又曰:闻兄行社仓,一乡之人赖焉。或者妄有散青苗之讥,兄闻之,作而曰:「王介甫独有散青苗一事是尔!」奋然欲作《社仓记》以述此意,是则过矣。王介甫窃《周官》泉府之说,强贷而规取其利,逆天下之公理而必欲其说之行,前辈辩之甚悉。其与元晦今日社仓之意,义利相异,固亦晓然。元晦初岂有取于介甫,特因或者之言有所激,故并介甫而是之,不自知其偏。譬之垫权以称物之轻重,初未至于偏也,或指而告之曰:「此为重。」执权者主其说曰:「吾犹觉此之轻也!」于是复就所指之处增之使重,而其偏始甚。此虽为一事,然因人之激而至于偏,则惧其有害尔!

又曰:又虑元晦学行为人尊敬,眼前多出己下,平时只是箴规他人,见他人不是处多,己是处多;他人亦惮元晦,纵有所疑,不敢以请。谀言多而拂论少,所偏不加省察,则异日流弊,恐不可免。

又曰:所与共甫书,似乎逆亿,而少含宏感悟之意,殆有怒发冲冠之象。理之所在,平气而出之可也。

又曰:《或问》所条晰,诚恐前辈说中偏处有误后学,不可不辩。但一二辨晰,恐未能尽,又似太费力。只举其大者与其条目,使人推寻之,如何﹖

又曰:《或问》书未须出。极力辩说,恐使轻易趋薄。

又曰:编《通鉴纲目》极善。以鄙见,每事更釆旧史尤佳。恐《通鉴》亦有所阙遗。

又曰:闻刊小书版以自助,想是用度大段逼迫。今日此道孤立,信向者鲜,若刊此文字,取其赢以自助,窃恐闻者别生思维,愈无灵验。为贫之故,宁别作小生事不妨,此事殊于心未稳。

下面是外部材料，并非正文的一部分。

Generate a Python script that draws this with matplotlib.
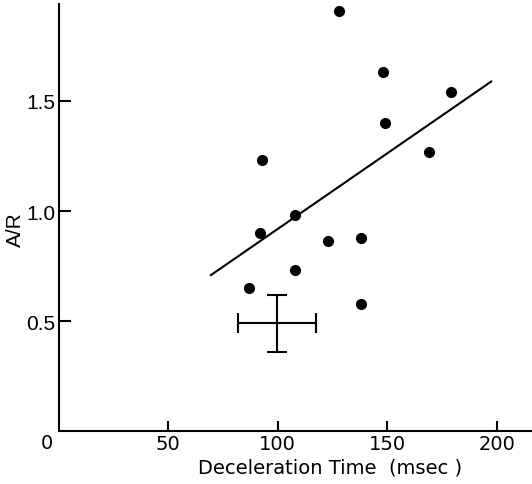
import matplotlib
matplotlib.use("Agg")
import matplotlib.pyplot as plt

# scatter data
decel_time = [128, 148, 179, 149, 169, 93, 108, 92, 123, 138, 108, 87, 138]
a_over_r = [1.91, 1.63, 1.54, 1.40, 1.27, 1.23, 0.98, 0.90, 0.865, 0.877, 0.73, 0.65, 0.58]

# regression line end points
line_x = [69.5, 197.4]
line_y = [0.709, 1.588]

# mean +/- SD cross
mean_x, sd_x = 99.7, 17.9
mean_y, sd_y = 0.49, 0.13

x_ticks = [50, 100, 150, 200]
y_ticks = [0.5, 1.0, 1.5]
y_tick_labels = ["0.5", "1.0", "1.5"]

plt.rcParams["font.family"] = ["Liberation Sans", "DejaVu Sans"]

fig = plt.figure(figsize=(5.32, 4.85), dpi=100)
ax = fig.add_axes([0.110, 0.1087, 0.890, 0.881])

ax.plot(decel_time, a_over_r, "o", color="black", ms=7)
ax.plot(line_x, line_y, color="black", lw=1.5)
ax.errorbar([mean_x], [mean_y], xerr=[sd_x], yerr=[sd_y], fmt="none",
            ecolor="black", elinewidth=1.5, capsize=7.5, capthick=1.5)

ax.set_xlim(0, 216)
ax.set_ylim(0, 1.94)
for side in ["top", "right"]:
    ax.spines[side].set_visible(False)
for side in ["left", "bottom"]:
    ax.spines[side].set_linewidth(1.5)

ax.set_xticks(x_ticks)
ax.set_xticklabels([str(v) for v in x_ticks], fontfamily="DejaVu Sans")
ax.set_yticks(y_ticks)
ax.set_yticklabels(y_tick_labels)
ax.tick_params(axis="x", direction="in", length=7, width=1.5, pad=2, labelsize=14)
ax.tick_params(axis="y", direction="in", length=8.5, width=1.5, pad=2, labelsize=15)
ax.text(-0.025, -0.005, "0", transform=ax.transAxes, ha="center", va="top",
        fontsize=14, fontfamily="DejaVu Sans")

ax.set_xlabel("Deceleration Time  (msec )", fontsize=14, fontfamily="DejaVu Sans")
ax.xaxis.set_label_coords(0.573, -0.062)
ax.set_ylabel("A/R", fontsize=15)
ax.yaxis.set_label_coords(-0.07, 0.474)

fig.savefig("out.png", dpi=100)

又曰:《太极图解》后面不必辩论如此之多,只于纲领处拈出可也。不然,却只是骋辩求胜,转将精当处混汩。

又曰:得伯恭书,云兄犹有伤急不容耐处。某又恐伯恭却有太容耐处。吾曹气质之偏,乘间发见,诚难消化,想兄存养有道也。陆子寿兄弟如何﹖肯相听否﹖

又曰:山中诸诗,其间犹时有未和平之语。此非是语病,正恐气禀发处所偏尚微有存,幸深察之!

又《与吕伯恭书》曰:濂溪自得处,诚浑全。元晦持其说,句句而论,字字而解,未免流于牵强,亦非濂溪本意也。

又曰:元晦议论商确间,终是有意思过处。

又《答胡季随书》曰:秦、汉以来,学道不明,士之见于事业者固多可憾,然其间岂无嘉言善行与一事之得者。要当以致远自期,而于人则一善之不废。元晦《名臣言行录》编得未精细。

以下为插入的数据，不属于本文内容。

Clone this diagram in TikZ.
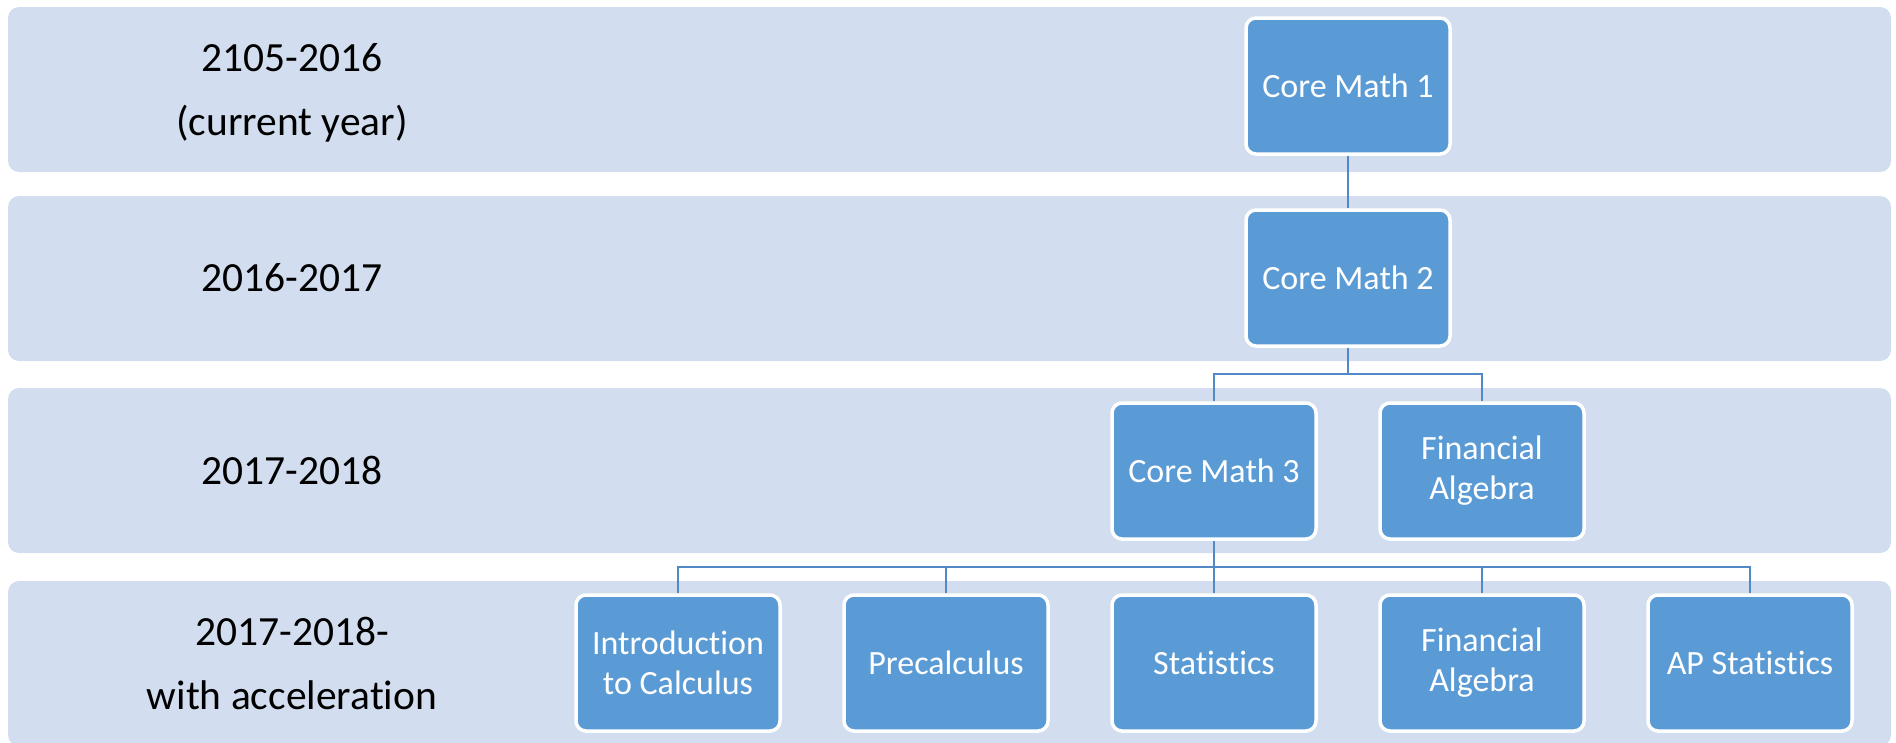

吕东莱与先生书曰:汪丈所谓道不同不相知,昨因其说思之,诚未允当。但详观来谕,激扬振厉,颇乏广大温润气象,若立敌校胜负者,颇似未宏。如注中「东坡」字改为「苏轼」,不知以诸公例书名而厘正之邪﹖或者因辩论有所激而加峻邪﹖出于前说固无害,出于后说则因激增怒,于治心似不可不省察也。

又曰:比闻五夫旁近料理补助,已有端绪,不知其详如何。颇闻豪右间有旅拒者,或不免封仓送郡之类。此于时位颇似侵过,恐更须于「意、必」两字上点检。伊川庄上散药,谓只做得此等事,此意可玩也。耳目所接,疾痛冻馁,恻然动心,盖仁之端。至于时位则有所止,乃仁之义。莫若择其可告语者,至诚劝率之;其不可告语者,容养而使之自发,足矣。就上增添,便成意必。自叶知根,所当加澄治之功也﹖

又曰:或者传著述探索过苦,要须放令闲暇从容为善。

又《与陈同甫书》曰:朱元晦英迈刚明,工夫就实入细,殊未可量。陆子静亦坚实有力,但欠开阔尔。

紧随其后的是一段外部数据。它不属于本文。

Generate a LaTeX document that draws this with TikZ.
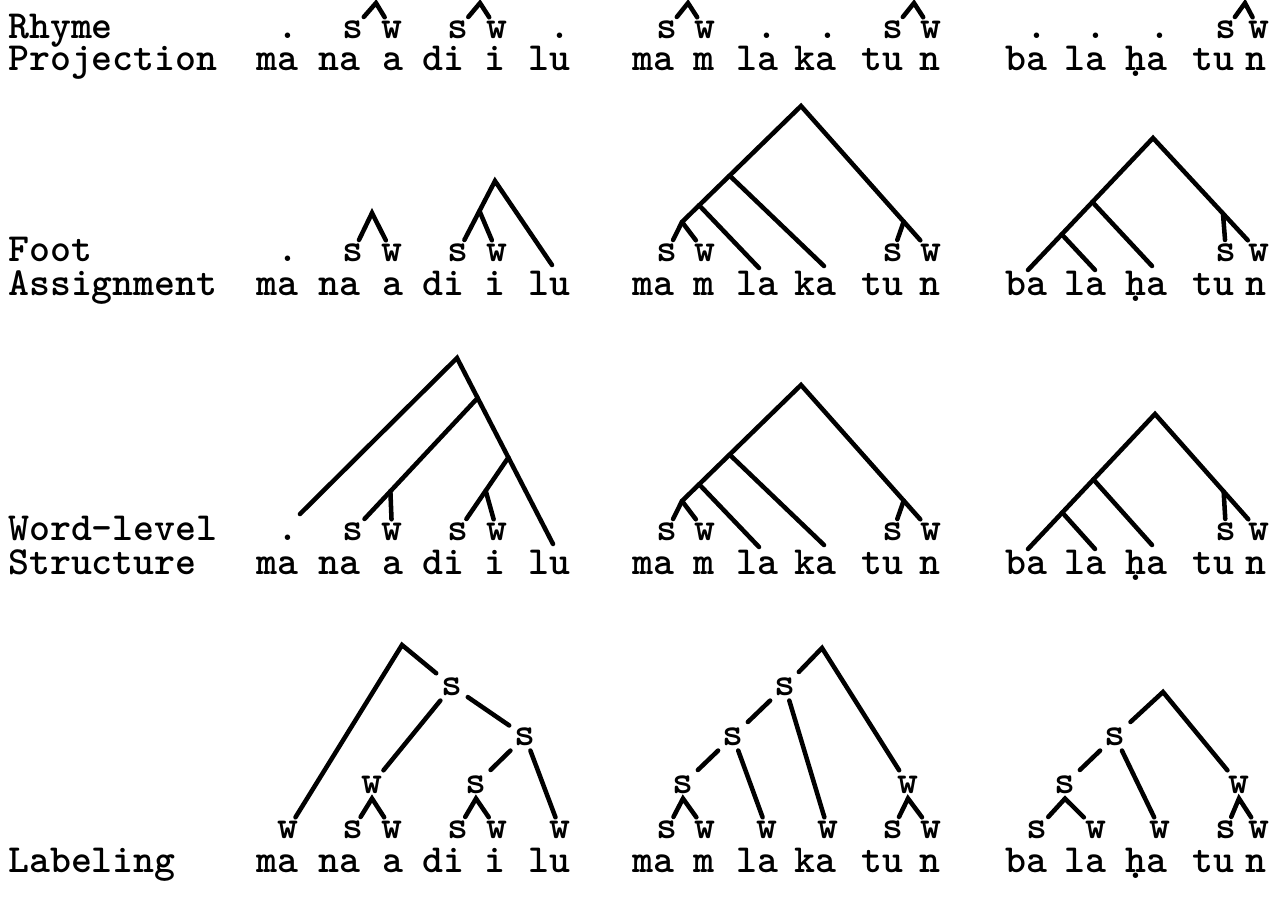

陈龙川复先生书曰:浙间议论,自始至末,亮并不晓一句。道之在天下,至公而已矣。屈曲琐碎,皆私意也。有公则无私,私则不复有公。王霸可以杂用,则天理人欲可以并行矣。亮所以缕缕者,不欲更添一条路,所以开拓大中,张皇幽眇,而助秘书之正学也。岂好为异说乎!不深察其心,则今可止矣。比见陈一之《国录》,(梓材案:陈一之当是陈益之,止斋从弟也。)说张体仁太博为门下士,每读亮与门下书,则怒发冲冠,以为异说;每见亮来,则以为异人,辄舍去不与共坐。由此言之,未能免罪于流俗,而得罪于门下士亦多矣。不止,则楚人又将钳我于市。进退维谷,可以一笑!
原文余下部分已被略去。